Dataset rows:
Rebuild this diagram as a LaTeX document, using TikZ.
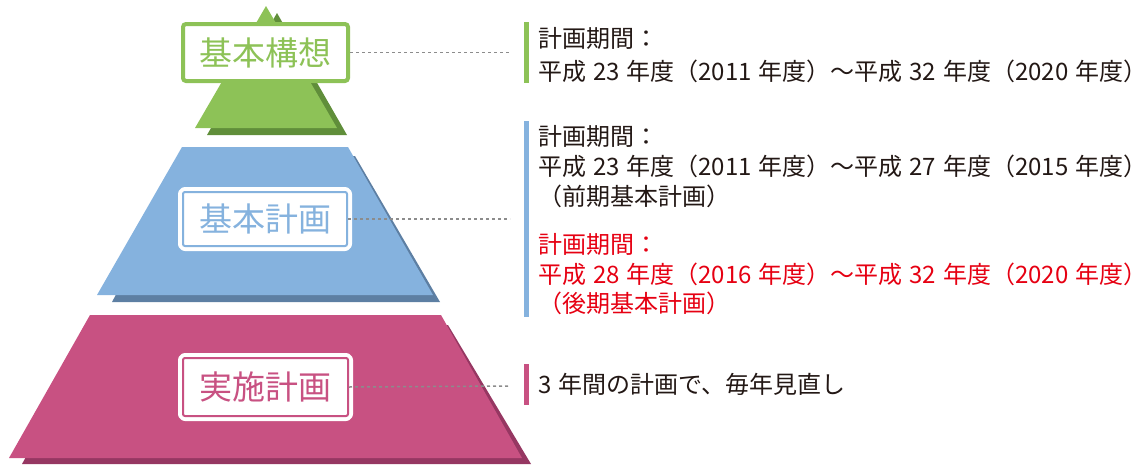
\documentclass[tikz,border=0pt]{standalone}
\usepackage{fontspec}
\setmainfont{Noto Sans CJK JP}[WordSpace=1.28]
\definecolor{gfill}{RGB}{141,194,87}
\definecolor{gshadow}{RGB}{96,142,58}
\definecolor{bfill}{RGB}{133,178,222}
\definecolor{bshadow}{RGB}{93,127,163}
\definecolor{mfill}{RGB}{200,81,130}
\definecolor{mshadow}{RGB}{150,55,98}
\definecolor{ink}{RGB}{35,24,21}
\definecolor{redtxt}{RGB}{230,0,18}
\definecolor{dashgray}{RGB}{140,140,140}
\newcommand{\tailparen}{\makebox[0.5em][l]{）}}
\begin{document}
\begin{tikzpicture}[x=1pt,y=-1pt,
  txt/.style={anchor=base west, inner sep=0pt, font=\fontsize{24}{24}\selectfont, text=ink},
  redline/.style={txt, text=redtxt},
  labelfont/.style={font=\fontsize{33}{33}\selectfont},
  gbox/.style={labelfont, draw=gfill, line width=4pt, fill=white, rounded corners=3pt,
    minimum width=165pt, minimum height=57pt, inner sep=0pt, text=gfill},
  framedbox/.style={labelfont, draw=#1, line width=2pt, fill=white, rounded corners=2pt,
    preaction={draw=white, line width=10pt, line join=round},
    inner sep=0pt, text=#1},
  dashline/.style={draw=dashgray, line width=1.5pt, dash pattern=on 3pt off 3pt},
  bar/.style={fill=#1}
]
\useasboundingbox (0,0) rectangle (1141,464);

% green triangle
\fill[gshadow] (277,13) -- (347,135) -- (207,135) -- cycle;
\fill[gfill] (266,6) -- (337,128) -- (195,128) -- cycle;
\node[gbox] (g) at (265.5,52.5) {基本構想};

% blue trapezoid
\fill[bshadow] (190,156) -- (355,156) -- (440,302) -- (112,302) -- cycle;
\fill[bfill] (182,147) -- (348,147) -- (433,295) -- (97,295) -- cycle;
\node[framedbox=bfill, minimum width=164pt, minimum height=54pt] (b) at (265,219) {基本計画};

% magenta trapezoid
\fill[mshadow] (100,325) -- (448,325) -- (531,464) -- (22,464) -- cycle;
\fill[mfill] (90,315) -- (441,315) -- (522,458) -- (9,458) -- cycle;
\node[framedbox=mfill, minimum width=165pt, minimum height=58pt] (m) at (265.5,387) {実施計画};

% dashed leaders
\coordinate (gend) at (510,52.5);
\coordinate (bend) at (510,219);
\coordinate (mend) at (509,386);
\draw[dashline] (g.east) -- (gend);
\draw[dashline] (b.east) -- (bend);
\draw[dashline] (m.east) -- (mend);

% bars
\fill[bar=gfill] (524,22) rectangle (529,83);
\fill[bar=bfill] (524,121) rectangle (529,317);
\fill[bar=mfill] (524,364) rectangle (529,405);

% texts
\node[txt] (t1) at (538,47) {計画期間：};
\node[txt] (t2) at (538,80) {平成 23 年度（2011 年度）～平成 32 年度（2020 年度\tailparen};

\node[txt] (t3) at (538,145) {計画期間：};
\node[txt] (t4) at (538,175) {平成 23 年度（2011 年度）～平成 27 年度（2015 年度\tailparen};
\node[txt] (t5) at (538,205) {（前期基本計画）};

\node[redline] (t6) at (538,253) {計画期間：};
\node[redline] (t7) at (538,283) {平成 28 年度（2016 年度）～平成 32 年度（2020 年度\tailparen};
\node[redline] (t8) at (538,312) {（後期基本計画）};

\node[txt] (t9) at (538,393) {3 年間の計画で、毎年見直し};
\end{tikzpicture}
\end{document}
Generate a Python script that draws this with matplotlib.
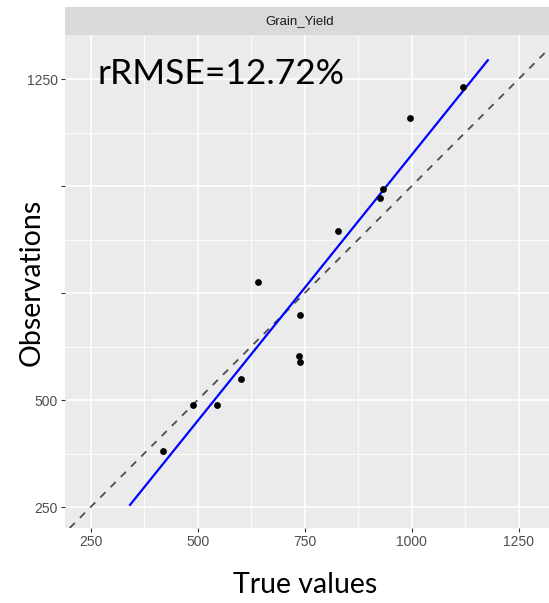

GIVEN INSTRUCTION: Retype all of the entries exactly as written, leaving out any images.

SOLVED PROBLEM:
Rebuild this diagram as a LaTeX document, using TikZ.
\documentclass[tikz,border=0pt]{standalone}
\usepackage{fontspec}
\setmainfont{Noto Sans CJK JP}[WordSpace=1.28]
\definecolor{gfill}{RGB}{141,194,87}
\definecolor{gshadow}{RGB}{96,142,58}
\definecolor{bfill}{RGB}{133,178,222}
\definecolor{bshadow}{RGB}{93,127,163}
\definecolor{mfill}{RGB}{200,81,130}
\definecolor{mshadow}{RGB}{150,55,98}
\definecolor{ink}{RGB}{35,24,21}
\definecolor{redtxt}{RGB}{230,0,18}
\definecolor{dashgray}{RGB}{140,140,140}
\newcommand{\tailparen}{\makebox[0.5em][l]{）}}
\begin{document}
\begin{tikzpicture}[x=1pt,y=-1pt,
  txt/.style={anchor=base west, inner sep=0pt, font=\fontsize{24}{24}\selectfont, text=ink},
  redline/.style={txt, text=redtxt},
  labelfont/.style={font=\fontsize{33}{33}\selectfont},
  gbox/.style={labelfont, draw=gfill, line width=4pt, fill=white, rounded corners=3pt,
    minimum width=165pt, minimum height=57pt, inner sep=0pt, text=gfill},
  framedbox/.style={labelfont, draw=#1, line width=2pt, fill=white, rounded corners=2pt,
    preaction={draw=white, line width=10pt, line join=round},
    inner sep=0pt, text=#1},
  dashline/.style={draw=dashgray, line width=1.5pt, dash pattern=on 3pt off 3pt},
  bar/.style={fill=#1}
]
\useasboundingbox (0,0) rectangle (1141,464);

% green triangle
\fill[gshadow] (277,13) -- (347,135) -- (207,135) -- cycle;
\fill[gfill] (266,6) -- (337,128) -- (195,128) -- cycle;
\node[gbox] (g) at (265.5,52.5) {基本構想};

% blue trapezoid
\fill[bshadow] (190,156) -- (355,156) -- (440,302) -- (112,302) -- cycle;
\fill[bfill] (182,147) -- (348,147) -- (433,295) -- (97,295) -- cycle;
\node[framedbox=bfill, minimum width=164pt, minimum height=54pt] (b) at (265,219) {基本計画};

% magenta trapezoid
\fill[mshadow] (100,325) -- (448,325) -- (531,464) -- (22,464) -- cycle;
\fill[mfill] (90,315) -- (441,315) -- (522,458) -- (9,458) -- cycle;
\node[framedbox=mfill, minimum width=165pt, minimum height=58pt] (m) at (265.5,387) {実施計画};

% dashed leaders
\coordinate (gend) at (510,52.5);
\coordinate (bend) at (510,219);
\coordinate (mend) at (509,386);
\draw[dashline] (g.east) -- (gend);
\draw[dashline] (b.east) -- (bend);
\draw[dashline] (m.east) -- (mend);

% bars
\fill[bar=gfill] (524,22) rectangle (529,83);
\fill[bar=bfill] (524,121) rectangle (529,317);
\fill[bar=mfill] (524,364) rectangle (529,405);

% texts
\node[txt] (t1) at (538,47) {計画期間：};
\node[txt] (t2) at (538,80) {平成 23 年度（2011 年度）～平成 32 年度（2020 年度\tailparen};

\node[txt] (t3) at (538,145) {計画期間：};
\node[txt] (t4) at (538,175) {平成 23 年度（2011 年度）～平成 27 年度（2015 年度\tailparen};
\node[txt] (t5) at (538,205) {（前期基本計画）};

\node[redline] (t6) at (538,253) {計画期間：};
\node[redline] (t7) at (538,283) {平成 28 年度（2016 年度）～平成 32 年度（2020 年度\tailparen};
\node[redline] (t8) at (538,312) {（後期基本計画）};

\node[txt] (t9) at (538,393) {3 年間の計画で、毎年見直し};
\end{tikzpicture}
\end{document}
Generate a Python script that draws this with matplotlib.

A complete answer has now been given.